O tamanho médio das partículas da Inventiva varia de 130 a 150 nanômetros, que passam por um rigoroso controle de qualidade. Segundo a Comissão Europeia para a área de nanociências, um nanomaterial deve ter 50% das partículas com dimensão inferior a 100 nanômetros. Visualmente o produto se assemelha a um leite, sem necessidade de refrigeração. Os ensaios de segurança do produto foram feitos de acordo com a legislação europeia que não permite testes de cosméticos em animais. “Fizemos testes equivalentes in vitro, que mimetizam órgãos ou partes do corpo e dão a resposta se o produto é potencialmente tóxico, irritante ou agressivo”, diz Renata. Os testes mostraram que os produtos são seguros, não têm potencial de irritação nos olhos, não provocam mortes das células nem aumentam a oxidação delas quando expostos à luz. Com base nesses resultados, a empresa passou aos testes clínicos em humanos, feitos por empresas autorizadas pela Agência Nacional de Vigilância Sanitária (Anvisa). Nessa etapa, são avaliados se o produto causa irritação acumulada após vários dias de uso, potencial alergênico, resposta pela exposição à luz solar, além do potencial de geração de cravos e espinhas. O resultado deu negativo em todos os quesitos para todos os produtos avaliados. Foi feito ainda o teste de eficácia para verificar se eles tinham a ação proposta. “Tudo foi comprovado”, diz Renata.

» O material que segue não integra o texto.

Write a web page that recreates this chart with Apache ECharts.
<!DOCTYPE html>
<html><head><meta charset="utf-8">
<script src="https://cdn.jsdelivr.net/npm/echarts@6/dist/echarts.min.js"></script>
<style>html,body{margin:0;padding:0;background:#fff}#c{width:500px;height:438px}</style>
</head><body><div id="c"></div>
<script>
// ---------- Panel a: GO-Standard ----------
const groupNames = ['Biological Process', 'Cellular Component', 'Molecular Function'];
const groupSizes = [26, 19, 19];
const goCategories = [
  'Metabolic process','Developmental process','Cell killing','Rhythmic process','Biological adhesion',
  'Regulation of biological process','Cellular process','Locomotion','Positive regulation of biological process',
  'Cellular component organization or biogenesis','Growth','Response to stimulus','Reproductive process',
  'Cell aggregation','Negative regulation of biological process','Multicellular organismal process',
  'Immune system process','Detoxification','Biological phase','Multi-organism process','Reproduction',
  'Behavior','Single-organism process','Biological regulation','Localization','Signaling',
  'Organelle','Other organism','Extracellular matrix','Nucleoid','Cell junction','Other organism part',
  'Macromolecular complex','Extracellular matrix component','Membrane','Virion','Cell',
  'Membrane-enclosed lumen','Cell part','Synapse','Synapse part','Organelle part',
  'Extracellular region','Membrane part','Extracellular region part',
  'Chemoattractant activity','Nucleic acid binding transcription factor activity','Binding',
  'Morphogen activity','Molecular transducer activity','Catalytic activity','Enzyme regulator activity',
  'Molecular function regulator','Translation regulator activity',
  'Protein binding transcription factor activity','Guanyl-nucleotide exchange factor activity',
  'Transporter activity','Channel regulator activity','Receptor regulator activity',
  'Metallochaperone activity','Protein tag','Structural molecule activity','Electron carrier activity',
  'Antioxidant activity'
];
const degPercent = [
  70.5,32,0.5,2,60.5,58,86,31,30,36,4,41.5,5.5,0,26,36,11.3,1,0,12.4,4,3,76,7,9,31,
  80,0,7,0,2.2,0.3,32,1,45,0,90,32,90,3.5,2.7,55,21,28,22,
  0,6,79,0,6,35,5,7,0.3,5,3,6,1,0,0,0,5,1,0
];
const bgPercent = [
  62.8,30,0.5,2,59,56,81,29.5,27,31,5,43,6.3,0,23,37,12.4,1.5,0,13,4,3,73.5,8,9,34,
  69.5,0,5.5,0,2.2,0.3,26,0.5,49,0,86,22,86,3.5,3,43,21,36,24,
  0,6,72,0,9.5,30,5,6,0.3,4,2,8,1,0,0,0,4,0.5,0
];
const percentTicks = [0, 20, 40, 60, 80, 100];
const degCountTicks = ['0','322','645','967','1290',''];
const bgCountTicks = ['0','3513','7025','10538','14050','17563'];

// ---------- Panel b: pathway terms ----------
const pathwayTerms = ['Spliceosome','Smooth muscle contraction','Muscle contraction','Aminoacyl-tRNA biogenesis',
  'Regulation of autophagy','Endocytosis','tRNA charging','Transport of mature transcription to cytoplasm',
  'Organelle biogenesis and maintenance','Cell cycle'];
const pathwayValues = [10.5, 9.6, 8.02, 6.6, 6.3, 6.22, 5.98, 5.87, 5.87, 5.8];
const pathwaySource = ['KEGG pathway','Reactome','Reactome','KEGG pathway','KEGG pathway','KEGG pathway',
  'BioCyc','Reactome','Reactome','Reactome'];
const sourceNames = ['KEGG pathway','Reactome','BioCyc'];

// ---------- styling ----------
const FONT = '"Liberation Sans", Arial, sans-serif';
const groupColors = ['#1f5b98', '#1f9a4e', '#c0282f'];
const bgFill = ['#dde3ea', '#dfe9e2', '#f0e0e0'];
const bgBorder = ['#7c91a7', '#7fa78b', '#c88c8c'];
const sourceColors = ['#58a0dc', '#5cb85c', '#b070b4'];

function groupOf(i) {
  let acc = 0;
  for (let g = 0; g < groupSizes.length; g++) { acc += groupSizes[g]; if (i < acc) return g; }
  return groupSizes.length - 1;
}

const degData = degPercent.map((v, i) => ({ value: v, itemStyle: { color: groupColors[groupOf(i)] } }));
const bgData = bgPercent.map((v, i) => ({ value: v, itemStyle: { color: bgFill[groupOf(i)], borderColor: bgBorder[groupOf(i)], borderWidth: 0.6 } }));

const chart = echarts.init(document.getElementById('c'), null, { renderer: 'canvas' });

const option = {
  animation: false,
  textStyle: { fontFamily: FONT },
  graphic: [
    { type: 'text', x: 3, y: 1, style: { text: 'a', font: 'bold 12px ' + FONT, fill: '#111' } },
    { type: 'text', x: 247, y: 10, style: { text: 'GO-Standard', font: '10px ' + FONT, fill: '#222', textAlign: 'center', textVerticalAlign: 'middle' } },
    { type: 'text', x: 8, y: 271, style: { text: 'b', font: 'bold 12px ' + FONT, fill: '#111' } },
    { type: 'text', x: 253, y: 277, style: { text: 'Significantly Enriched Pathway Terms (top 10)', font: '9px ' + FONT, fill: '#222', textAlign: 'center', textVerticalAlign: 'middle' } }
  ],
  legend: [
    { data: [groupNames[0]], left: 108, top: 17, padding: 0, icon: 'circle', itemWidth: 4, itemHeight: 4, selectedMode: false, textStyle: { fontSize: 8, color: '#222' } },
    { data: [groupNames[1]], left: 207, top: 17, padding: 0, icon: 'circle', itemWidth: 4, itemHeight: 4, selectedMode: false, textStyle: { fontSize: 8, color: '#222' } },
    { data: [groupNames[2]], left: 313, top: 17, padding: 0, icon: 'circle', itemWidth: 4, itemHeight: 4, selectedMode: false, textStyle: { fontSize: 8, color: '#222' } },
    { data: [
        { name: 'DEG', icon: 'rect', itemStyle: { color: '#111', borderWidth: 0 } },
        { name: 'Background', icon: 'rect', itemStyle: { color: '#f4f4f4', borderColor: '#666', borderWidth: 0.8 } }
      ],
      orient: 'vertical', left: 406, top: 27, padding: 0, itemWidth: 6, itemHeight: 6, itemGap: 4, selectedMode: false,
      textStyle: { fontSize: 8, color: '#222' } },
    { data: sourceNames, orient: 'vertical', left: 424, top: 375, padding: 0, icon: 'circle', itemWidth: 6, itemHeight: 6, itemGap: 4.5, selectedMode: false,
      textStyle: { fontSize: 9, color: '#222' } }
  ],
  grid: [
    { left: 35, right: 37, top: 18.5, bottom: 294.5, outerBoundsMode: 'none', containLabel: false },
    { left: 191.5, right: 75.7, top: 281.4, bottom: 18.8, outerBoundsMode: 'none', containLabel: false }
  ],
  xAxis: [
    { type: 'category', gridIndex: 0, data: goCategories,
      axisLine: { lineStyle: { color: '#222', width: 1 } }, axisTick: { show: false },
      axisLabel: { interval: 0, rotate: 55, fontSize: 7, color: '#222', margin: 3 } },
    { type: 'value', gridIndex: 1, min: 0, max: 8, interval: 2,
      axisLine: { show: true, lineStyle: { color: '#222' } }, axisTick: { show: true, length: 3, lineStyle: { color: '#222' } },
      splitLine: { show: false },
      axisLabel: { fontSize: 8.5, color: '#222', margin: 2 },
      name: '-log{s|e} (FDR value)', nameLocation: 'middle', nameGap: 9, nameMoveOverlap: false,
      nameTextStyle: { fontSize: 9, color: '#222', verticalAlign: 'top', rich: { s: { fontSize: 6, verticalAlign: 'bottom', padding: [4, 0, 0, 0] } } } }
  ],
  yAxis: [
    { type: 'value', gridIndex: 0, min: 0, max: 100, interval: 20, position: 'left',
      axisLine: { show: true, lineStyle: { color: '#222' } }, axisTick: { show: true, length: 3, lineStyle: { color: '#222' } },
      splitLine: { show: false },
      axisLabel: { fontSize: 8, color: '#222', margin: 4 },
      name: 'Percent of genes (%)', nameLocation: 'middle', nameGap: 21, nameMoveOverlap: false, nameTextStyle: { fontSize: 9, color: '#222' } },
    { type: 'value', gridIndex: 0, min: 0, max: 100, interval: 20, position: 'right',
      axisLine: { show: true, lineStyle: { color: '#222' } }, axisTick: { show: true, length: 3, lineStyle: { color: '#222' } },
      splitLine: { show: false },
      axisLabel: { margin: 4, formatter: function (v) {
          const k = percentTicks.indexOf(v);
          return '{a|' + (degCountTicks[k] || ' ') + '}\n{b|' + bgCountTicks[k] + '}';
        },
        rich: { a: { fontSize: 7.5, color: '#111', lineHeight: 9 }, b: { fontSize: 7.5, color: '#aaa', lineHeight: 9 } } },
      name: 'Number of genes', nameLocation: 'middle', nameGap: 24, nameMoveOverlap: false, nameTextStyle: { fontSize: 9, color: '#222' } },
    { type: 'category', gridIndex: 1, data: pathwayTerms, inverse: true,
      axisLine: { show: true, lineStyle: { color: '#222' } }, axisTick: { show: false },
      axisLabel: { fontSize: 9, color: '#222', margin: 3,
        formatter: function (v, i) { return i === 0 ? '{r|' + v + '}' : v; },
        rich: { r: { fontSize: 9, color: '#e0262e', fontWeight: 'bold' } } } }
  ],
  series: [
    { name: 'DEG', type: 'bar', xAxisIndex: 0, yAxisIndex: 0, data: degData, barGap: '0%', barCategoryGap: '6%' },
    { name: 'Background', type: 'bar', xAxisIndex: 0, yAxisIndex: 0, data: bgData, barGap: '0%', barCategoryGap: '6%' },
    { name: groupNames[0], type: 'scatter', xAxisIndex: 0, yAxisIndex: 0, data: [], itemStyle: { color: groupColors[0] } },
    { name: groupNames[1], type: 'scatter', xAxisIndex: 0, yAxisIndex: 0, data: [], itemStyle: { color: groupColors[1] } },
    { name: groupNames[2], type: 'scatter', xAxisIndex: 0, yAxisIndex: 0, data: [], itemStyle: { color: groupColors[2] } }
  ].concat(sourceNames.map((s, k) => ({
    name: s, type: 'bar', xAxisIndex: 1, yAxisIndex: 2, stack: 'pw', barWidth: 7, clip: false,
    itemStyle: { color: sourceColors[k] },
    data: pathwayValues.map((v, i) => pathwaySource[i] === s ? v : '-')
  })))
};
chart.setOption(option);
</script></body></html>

A partir de abril deste ano, a empresa teve um bom crescimento nas vendas, após fechar parceria com duas grandes distribuidoras que representam não só a indústria cosmética como também a química, de medicamentos e matérias-primas. Além do mercado industrial, a Inventiva vende suas matérias-primas para as farmácias de manipulação.